The key differences between the original and final adjustment proposal of the plan involve three investments:
- "Greening of Educational Infrastructure in Slovenia": After a re-examination and receipt of assurances by the University of Ljubljana or the Faculty of Medicine that the Campus Vrazov trg project was underway as per the planned timeline and that it would be implemented within the plan timetable, i.e. by mid-2026, the Government decided to keep the project in the plan.
- "Effective management of infectious diseases": Upon the approval of the investment, the construction of a new infection clinic in Maribor was also part of the plan. The timeline of project implementation is being significantly delayed and a serious risk exists relating to its completion in mid-2026, which would endanger the drawing of recovery and resilience funds due to the failure to attain the milestones and the target linked with the investment. Following the timetable risk assessment of the investment, the Government adopted the decision to eliminate the project from the plan and implement it within an adjusted timeline with domestic funds.

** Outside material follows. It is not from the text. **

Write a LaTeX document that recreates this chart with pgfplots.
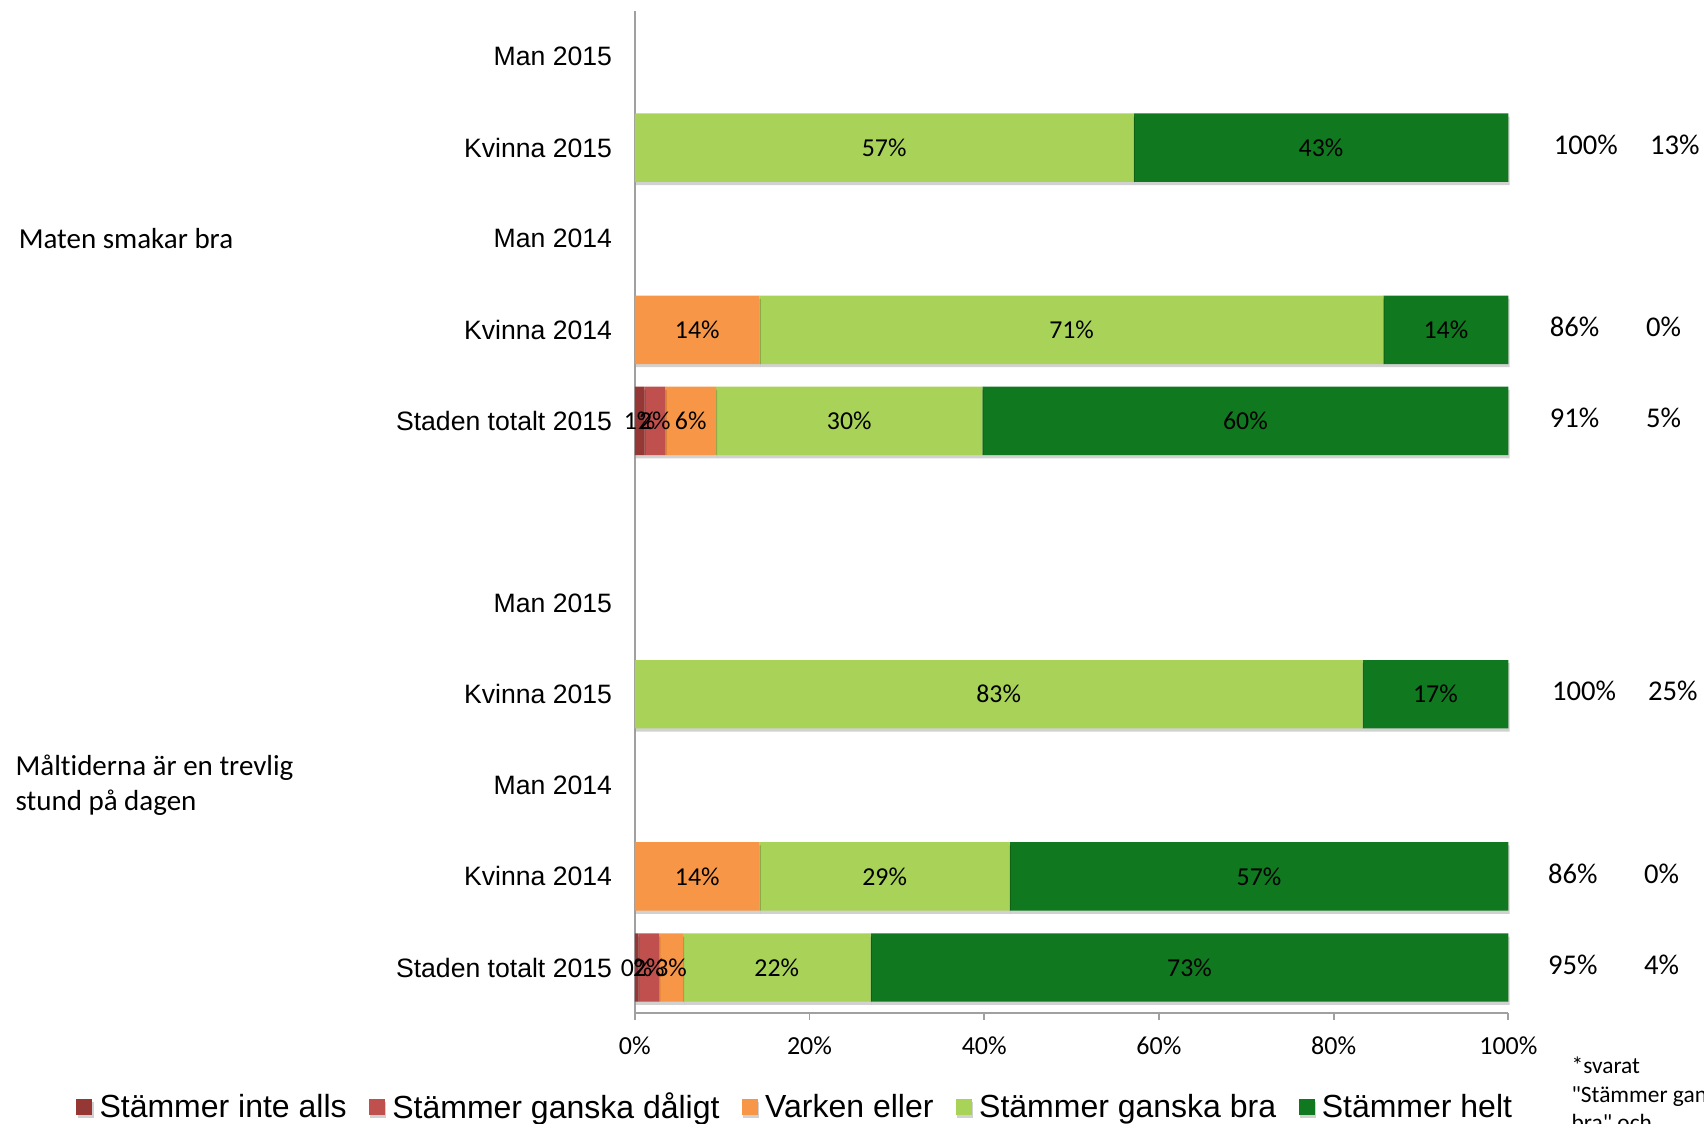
\documentclass[border=0pt]{standalone}
\usepackage{pgfplots}
\pgfplotsset{compat=1.18}
\usepackage{fontspec}
\setmainfont{Carlito}[Ligatures={TeXOff,NoCommon}]
\newfontfamily\arialf{Liberation Sans}
\definecolor{cInte}{RGB}{149,55,53}
\definecolor{cDalig}{RGB}{192,80,77}
\definecolor{cVarken}{RGB}{247,150,70}
\definecolor{cBra}{RGB}{168,210,88}
\definecolor{cHelt}{RGB}{16,120,30}
\definecolor{axgray}{RGB}{160,160,160}
\tikzset{ann/.style={anchor=west, inner sep=0pt, font=\fontsize{14.3}{16}\selectfont},
  foot/.style={anchor=base west, inner sep=0pt, font=\fontsize{11.7}{14}\selectfont},
  grp/.style={anchor=west, align=left, inner sep=0pt, font=\fontsize{14.5}{17.4}\selectfont},
  shadowy/.style={preaction={fill=black, opacity=0.18, transform canvas={xshift=0.6pt, yshift=-1.6pt}}}}
\begin{document}
\begin{tikzpicture}
\begin{axis}[
  name=ax,
  x=4.368pt, y=45.55pt,
  xmin=0, xmax=100, ymin=-0.5, ymax=10.5,
  xbar stacked, bar width=34.2pt,
  axis x line*=bottom, axis y line*=left,
  axis line style={axgray, line width=0.9pt},
  tick align=outside,
  xtick={0,20,40,60,80,100},
  xticklabels={0\%,20\%,40\%,60\%,80\%,100\%},
  xticklabel style={font=\fontsize{13}{15}\selectfont, anchor=base, yshift=-17.3pt},
  x tick style={axgray, line width=0.9pt},
  major tick length=3.5pt,
  ytick={0,1,2,3,4,6,7,8,9,10},
  yticklabels={Staden totalt 2015, Kvinna 2014, Man 2014, Kvinna 2015, Man 2015, Staden totalt 2015, Kvinna 2014, Man 2014, Kvinna 2015, Man 2015},
  y tick style={draw=none},
  yticklabel style={font=\arialf\fontsize{13.3}{15}\selectfont, anchor=east, inner sep=0pt, xshift=-7.7pt},
  clip=false,
  point meta=explicit symbolic,
  nodes near coords,
  every node near coord/.append style={anchor=center, text=black, font=\fontsize{12.9}{15}\selectfont},
  every axis plot/.append style={draw=none, shadowy},
  legend image code/.code={\tikzset{shadowy/.style={}}\fill[#1] (0pt,-4pt) rectangle (8pt,4pt);},
  legend columns=-1,
  legend style={draw=none, fill=none, at={(-0.6397,-0.094)}, anchor=west, inner sep=0pt,
    font=\arialf\fontsize{16}{18}\selectfont,
    /tikz/every even column/.append style={column sep=9.2pt},
    /tikz/every odd column/.append style={column sep=1.6pt}},
]
% Stämmer inte alls
\addplot[fill=cInte] coordinates {
 (0.4,0) [0\%] (0,1) [] (0,2) [] (0,3) [] (0,4) [] (0,5) []
 (1.1,6) [1\%] (0,7) [] (0,8) [] (0,9) [] (0,10) []};
% Stämmer ganska dåligt
\addplot[fill=cDalig] coordinates {
 (2.4,0) [2\%] (0,1) [] (0,2) [] (0,3) [] (0,4) [] (0,5) []
 (2.4,6) [2\%] (0,7) [] (0,8) [] (0,9) [] (0,10) []};
% Varken eller
\addplot[fill=cVarken] coordinates {
 (2.7,0) [3\%] (14.3,1) [14\%] (0,2) [] (0,3) [] (0,4) [] (0,5) []
 (5.8,6) [6\%] (14.3,7) [14\%] (0,8) [] (0,9) [] (0,10) []};
% Stämmer ganska bra
\addplot[fill=cBra] coordinates {
 (21.5,0) [22\%] (28.6,1) [29\%] (0,2) [] (83.3,3) [83\%] (0,4) [] (0,5) []
 (30.5,6) [30\%] (71.4,7) [71\%] (0,8) [] (57.1,9) [57\%] (0,10) []};
% Stämmer helt
\addplot[fill=cHelt] coordinates {
 (73.0,0) [73\%] (57.1,1) [57\%] (0,2) [] (16.7,3) [17\%] (0,4) [] (0,5) []
 (60.2,6) [60\%] (14.3,7) [14\%] (0,8) [] (42.9,9) [43\%] (0,10) []};
\legend{Stämmer inte alls, Stämmer ganska dåligt, Varken eller, Stämmer ganska bra, Stämmer helt}
\end{axis}
% right-hand annotations
\path (ax.south west) ++(459.3pt,434.2pt) node[ann] {100\%};
\path (ax.south west) ++(507.4pt,434.2pt) node[ann] {13\%};
\path (ax.south west) ++(457.3pt,343.1pt) node[ann] {86\%};
\path (ax.south west) ++(505.4pt,343.1pt) node[ann] {0\%};
\path (ax.south west) ++(457.3pt,297.6pt) node[ann] {91\%};
\path (ax.south west) ++(505.4pt,297.6pt) node[ann] {5\%};
\path (ax.south west) ++(458.4pt,160.9pt) node[ann] {100\%};
\path (ax.south west) ++(506.5pt,160.9pt) node[ann] {25\%};
\path (ax.south west) ++(456.4pt,69.8pt) node[ann] {86\%};
\path (ax.south west) ++(504.5pt,69.8pt) node[ann] {0\%};
\path (ax.south west) ++(456.4pt,24.3pt) node[ann] {95\%};
\path (ax.south west) ++(504.5pt,24.3pt) node[ann] {4\%};
% group labels
\path (ax.south west) ++(-308.2pt,387.2pt) node[grp] {Maten smakar bra};
\path (ax.south west) ++(-309.8pt,113.9pt) node[grp] {Måltiderna är en trevlig\\stund på dagen};
% footnote
\path (ax.south west) ++(468.2pt,-30.4pt) node[foot] {*svarat};
\path (ax.south west) ++(468.2pt,-44.5pt) node[foot] {"Stämmer ganska};
\path (ax.south west) ++(468.2pt,-58.6pt) node[foot] {bra" och};
\pgfresetboundingbox
\path ([xshift=-317.4pt,yshift=-55pt]ax.south west) rectangle ([xshift=97.8pt,yshift=5.5pt]ax.north east);
\end{tikzpicture}
\end{document}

- "Reducing flood risk and the risk of other climate-related disasters": Based on the additionally gathered information, the Government assessed that the projects planned to enhance flood protection, the financing of which was anticipated from the Facility grants, were not being implemented in accordance with the planned timetable. As these are complex projects with regard to the aspect of preparation and implementation, the Government proposes that the investment be implemented to a lesser extent regarding grants, which is realistically feasible in view of the risks identified for a timely implementation. It proposes that some EUR 120 million of grants are earmarked for this field and not EUR 280 million, as anticipated initially. The projects that will not be implemented within the plan are expected to be funded by domestic resources and as per their own timelines.
Slovenia proposes to the EC a lesser utilisation of grants, i.e. in the amount of EUR 545 million and not EUR 705 million as anticipated upon the approval of the plan.
The Government will seek other sources for financing the content eliminated from the plan, for which it will be assessed that are important for Slovenia’s recovery.
The Government also proposes to the EC the postponement of certain milestones and targets from the initial instalments to a later time in order to prepare and harmonise key reforms with quality, implement investments and accelerate payments of the planned instalments from the Union budget.
The Government expects the final approval of the adjustment proposal of the plan by the EU Council this autumn.